Hey remember me? I know it has been awhile. Life has been crazy (and fun) lately and I have been away, but I am back now and ready for the new year. Which is perfect because this is the beginning of a new challenge over at the Sisterhood, well actually it started last week but I was off the grid so to speak, soaking in the sun in Florida and I didn't have the chance to check in. I was following along in my no cell phone, no internet world. I am really excited for this challenge, it is all about ME. And I can tell you, all about ME doesn't happen very often around these parts. I am a nurturer by nature and so I am the one taking care of everyone else which leaves very little time to take care of me. But I have made it a priority for this challenge and really for this year to make time for me, to take better care of myself so that I can take better care of my family. And I am happy to report that so far so good.
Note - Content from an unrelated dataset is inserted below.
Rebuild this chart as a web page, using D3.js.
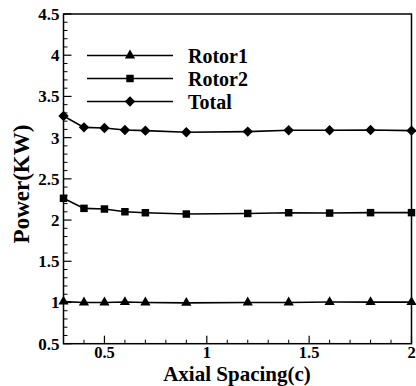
<!DOCTYPE html>
<html>
<head>
<meta charset="utf-8">
<script src="https://cdn.jsdelivr.net/npm/d3@7"></script>
<style>
  html, body { margin: 0; padding: 0; background: #fff; }
  svg { display: block; }
</style>
</head>
<body>
<svg id="chart" width="416" height="386"></svg>
<script>
const xValues = [0.3, 0.4, 0.5, 0.6, 0.7, 0.9, 1.2, 1.4, 1.6, 1.8, 2.0];
const rotor1 = [1.01, 1.0, 1.0, 1.005, 1.0, 0.995, 1.0, 1.0, 1.005, 1.005, 1.005];
const rotor2 = [2.264, 2.142, 2.134, 2.101, 2.089, 2.073, 2.08, 2.089, 2.085, 2.09, 2.09];
const total = [3.263, 3.125, 3.117, 3.093, 3.085, 3.065, 3.073, 3.089, 3.089, 3.093, 3.085];
const seriesNames = ["Rotor1", "Rotor2", "Total"];
const xTicks = [0.5, 1, 1.5, 2];
const xTickLabels = ["0.5", "1", "1.5", "2"];
const yTicks = [0.5, 1, 1.5, 2, 2.5, 3, 3.5, 4, 4.5];
const yTickLabels = ["0.5", "1", "1.5", "2", "2.5", "3", "3.5", "4", "4.5"];
const xTitle = "Axial Spacing(c)";
const yTitle = "Power(KW)";

const FONT = "'Liberation Serif', 'Times New Roman', serif";
const svg = d3.select("#chart");
const L = 63.5, R = 411.5, T = 14, B = 343.7;
const x = d3.scaleLinear().domain([0.3, 2]).range([L, R]);
const y = d3.scaleLinear().domain([0.5, 4.5]).range([B, T]);

const xMinor = d3.range(4, 20).map(d => d / 10).filter(v => !xTicks.some(t => Math.abs(t - v) < 1e-9));
const yMinor = d3.range(6, 45).map(d => d / 10).filter(v => !yTicks.some(t => Math.abs(t - v) < 1e-9));

const g = svg.append("g");
function txt(sel, size) {
  return sel.attr("font-family", FONT).attr("font-weight", "bold").attr("font-size", size).attr("fill", "#000");
}

g.selectAll(".xminor").data(xMinor).enter().append("line")
  .attr("x1", d => x(d)).attr("x2", d => x(d)).attr("y1", B).attr("y2", B - 4)
  .attr("stroke", "#000").attr("stroke-width", 1);
g.selectAll(".xmajor").data(xTicks).enter().append("line")
  .attr("x1", d => x(d)).attr("x2", d => x(d)).attr("y1", B).attr("y2", B - 8)
  .attr("stroke", "#000").attr("stroke-width", 1.2);
g.selectAll(".yminor").data(yMinor).enter().append("line")
  .attr("y1", d => y(d)).attr("y2", d => y(d)).attr("x1", L).attr("x2", L + 4)
  .attr("stroke", "#000").attr("stroke-width", 1);
g.selectAll(".ymajor").data(yTicks).enter().append("line")
  .attr("y1", d => y(d)).attr("y2", d => y(d)).attr("x1", L).attr("x2", L + 8)
  .attr("stroke", "#000").attr("stroke-width", 1.2);

g.selectAll(".xlab").data(xTicks).enter().append("text")
  .attr("x", d => x(d)).attr("y", 358).attr("text-anchor", "middle")
  .call(s => txt(s, 16.5)).text((d, i) => xTickLabels[i]);
g.selectAll(".ylab").data(yTicks).enter().append("text")
  .attr("x", L - 4).attr("y", d => y(d) + 6).attr("text-anchor", "end")
  .call(s => txt(s, 17)).text((d, i) => yTickLabels[i]);

g.append("rect").attr("x", L).attr("y", T).attr("width", R - L).attr("height", B - T)
  .attr("fill", "none").attr("stroke", "#000").attr("stroke-width", 1.5);

g.append("text").attr("x", 237).attr("y", 381).attr("text-anchor", "middle")
  .call(s => txt(s, 21)).text(xTitle);
g.append("text").attr("transform", "translate(29,184) rotate(-90)").attr("text-anchor", "middle")
  .call(s => txt(s, 23)).text(yTitle);

// triangle, square, diamond (square rotated 45deg)
const symTypes = [d3.symbolTriangle, d3.symbolSquare, d3.symbolSquare];
const symSizes = [45, 56, 54];
const symRot = [0, 0, 45];
function drawSym(sel, i) {
  sel.attr("d", d3.symbol().type(symTypes[i]).size(symSizes[i])()).attr("fill", "#000");
}

const series = [rotor1, rotor2, total];
const line = d3.line().x(d => x(d[0])).y(d => y(d[1]));
series.forEach((vals, i) => {
  const pts = xValues.map((xv, k) => [xv, vals[k]]);
  g.append("path").datum(pts).attr("d", line).attr("fill", "none")
    .attr("stroke", "#000").attr("stroke-width", 1.6);
  g.selectAll(".m" + i).data(pts).enter().append("path")
    .attr("transform", d => `translate(${x(d[0])},${y(d[1])}) rotate(${symRot[i]})`)
    .call(sel => drawSym(sel, i));
});

const legY = [55.5, 78.5, 101.5];
seriesNames.forEach((name, i) => {
  g.append("line").attr("x1", 87).attr("x2", 173).attr("y1", legY[i]).attr("y2", legY[i])
    .attr("stroke", "#000").attr("stroke-width", 1.6);
  g.append("path").attr("transform", `translate(130,${legY[i]}) rotate(${symRot[i]})`).call(sel => drawSym(sel, i));
  g.append("text").attr("x", 188).attr("y", legY[i] + 7).call(s => txt(s, 20)).text(name);
});
</script>
</body>
</html>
I am, like a lot of people, reluctant to make New Years Resolutions. Sticking with something for an entire year is tough and I tend to shoot for the stars, fall short and then quit. This year I am taking it in smaller doses, starting small so that falling short is not an option. I started running last year and although I am not very fast I am really enjoying it. I find that I can't get on my treadmill anymore just to walk. I get my 5 minute warm up in and then I am ready to up the pace and run. I never thought that would happen to me, but I love it. So part of my NYR is to get a run in at least 5 days a week. It doesn't have to be long or far, my goal is 20 minutes a day and at least 20 miles a month. That would be 240 miles ran at the end of the year. That just sounds impressive to me, but at the same time obtainable. So far I am sticking to it too. Of course it is only 5 days into the new year, but you have to count the small victories as well as the big.
When my husband and I meet several years ago we were both thinner. This year we have both made the commitment of getting back to those sizes. It is nice to have him working with me on this goal and striving for it himself. With that being said, it is time to get down to the nitty gritty with the numbers.
Starting weight: 206.8
Week 1: 205.6
Change: Down 1.2
Goal Weight: Anything in One-derland!
So how did you do this week? Did the New Year celebrations throw you off track? I am happy to report that New Years was good to me, probably because I slept through it. I had a 3am wake up call the next day to get back to cold Michigan from Florida and toasting in the New Year was not an option, but on the plus side either was eating in the new year.
I hope this year finds you happy, healthy and conquering all your challenges for the New Year and a New YOU!.